Semeiotica, che passione…

Cominciamo dal principio. Se nel titolo avete letto “semeiotica” – no, non mi sono sbagliato – avete letto correttamente. Cioè non avete pensato, magari inconsciamente, a un errore di battitura: vi siete limitati a vedere ciò che è. Se, invece, non vi siete accorti dello svarione e avete automaticamente adattato la prima parola a “semiotica” – per via del contesto, della logicità della frase o della coerenza dell’assunto – in realtà avete tradito il testo scritto per conformarlo a una vostra ipotesi di concetto.

La differenza fra “semeiotica” e “semiotica”, infatti, non è solo in una vocale.

Il dizionario Garzanti riporta le seguenti definizioni:
– Semeiotica: “parte della medicina che studia i sintomi delle malattie a scopo diagnostico”.
– Semiotica: “la scienza generale dei segni, linguistici e non linguistici, per mezzo dei quali avviene la comunicazione […]”

Il piccolo gioco che vi ho appena proposto è solo un esempio. Purtroppo, però, qualsiasi testo scritto – applicando il ragionamento alla letteratura – comporta che vi venga realizzata un’opera di lettura e successivamente di comprensione. Se la lettura, in quanto tale, è già minata da “ipotesi di concetto” legate – scientemente o meno – al fruitore stesso dell’opera, quante sono le possibilità che il livello successivo, quello della comprensione, venga realizzato oggettivamente?

Nel racconto “La biblioteca di Babele” di Jorge Luis Borges – protagonista de “Lo spazio nero” numero 23 – esistono moltissimi passaggi che possono generare questo tipo di problematiche. E soprattutto, non ne esiste – a mio avviso – una loro comprensione univoca, completa e oggettiva.

E questo, anche dove sembra regnare la certezza.

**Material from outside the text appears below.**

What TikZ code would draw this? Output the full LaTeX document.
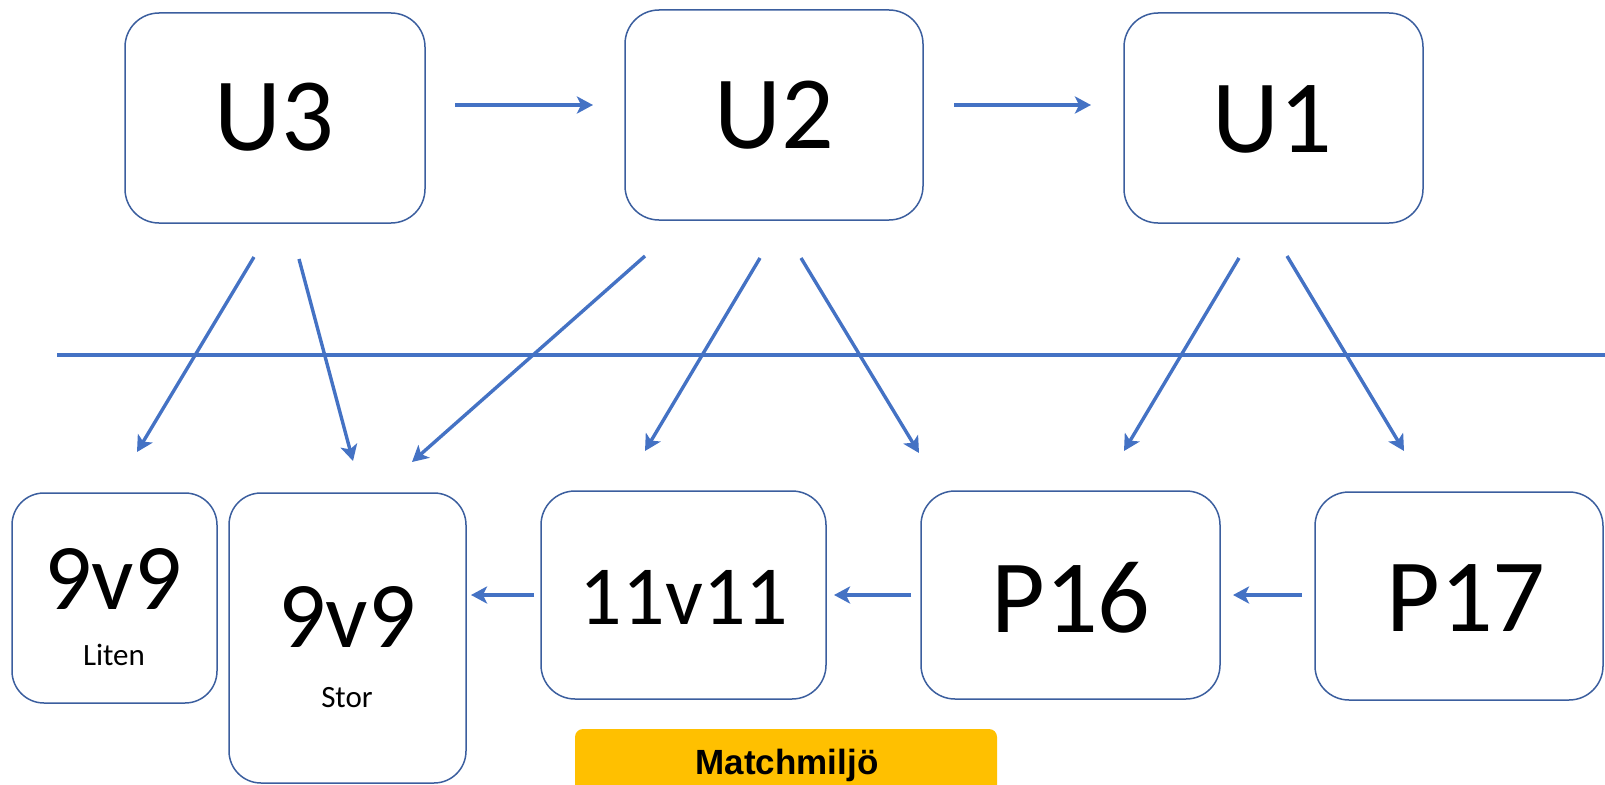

Ammetto che la mia copia di “Finzioni” sia un po’ datata: al suo interno non vi sono note né tentativi di chiarimenti. In alcune edizioni più recenti, invece, se ne trovano. La loro presenza, però, non ne garantisce l’esattezza. Partiamo dal numero 25. Al e Leah, inizialmente, affermano nei commenti che 25 è derivante dalla somma di 22 più 3: “Ventidue sono i venticinque simboli ortografici, meno il punto, la virgola e lo spazio (le uniche non-lettere indispensabili per scrivere un testo ben leggibile).”

La spiegazione, ho scoperto poi, è citata in una nota al testo di una moderna versione del libro. Peccato che non sia propriamente esatto. Leah, successivamente, scrive anche: “[…] le lettere ebraiche sono sì 22, ma le tre in più forse non sono i segni d’interpunzione. Ho controllato e in ebraico antico sono solamente 2: lo spazio e una specie di due punti che in realtà dividono solo i vari versetti […]. Sempre Leah, poi, aggiunge anche: “[…] Pare che anticamente esistessero altri tre suoni-lettera, ma devo indagare.”

Il fatto che un’interpretazione venga privilegiata non le conferisce automaticamente lo status di “reale”. Al massimo rimane “verosimile” o “plausibile”. Ma ci ritorneremo sopra in un prossimo appuntamento de “Lo spazio nero”.

Allora cosa significa quel 25? Possiamo ipotizzarlo ma per esserne certi dobbiamo evitare l’errore che sta alla base del tradimento del testo: il cercare di adattarlo alle nostre ipotesi di concetto.

Ecco perché è così necessario trovare delle “chiavi”. Dei fulcri certi e in/dis/pensabili per la comprensione e l’acquisizione del significato dello scritto. O almeno, di uno fra quelli possibili.

Borges ha lasciato molte chiavi nel suo testo. Leah, grazie al suo impegno, ne ha individuate alcune. Altre rimangono ben nascoste.

Io, per esempio, sul 25 ho una personalissima opinione. Mi piace pensare che siano le 22 lettere dell’alfabeto ebraico e i 3 “qerê” introdotti dai Massoreti per correggere il Testo Sacro nei punti dove ritenevano fosse sbagliato.

Correggere il Testo Sacro equivale a correggere l’incorreggibile. Un altro ossimoro legato alla conoscenza e – se così fosse – una chiave che ben si adatta a reinterpretare il racconto di Borges.

Ma ho come l’impressione che ne riparleremo. Almeno per 40 volte.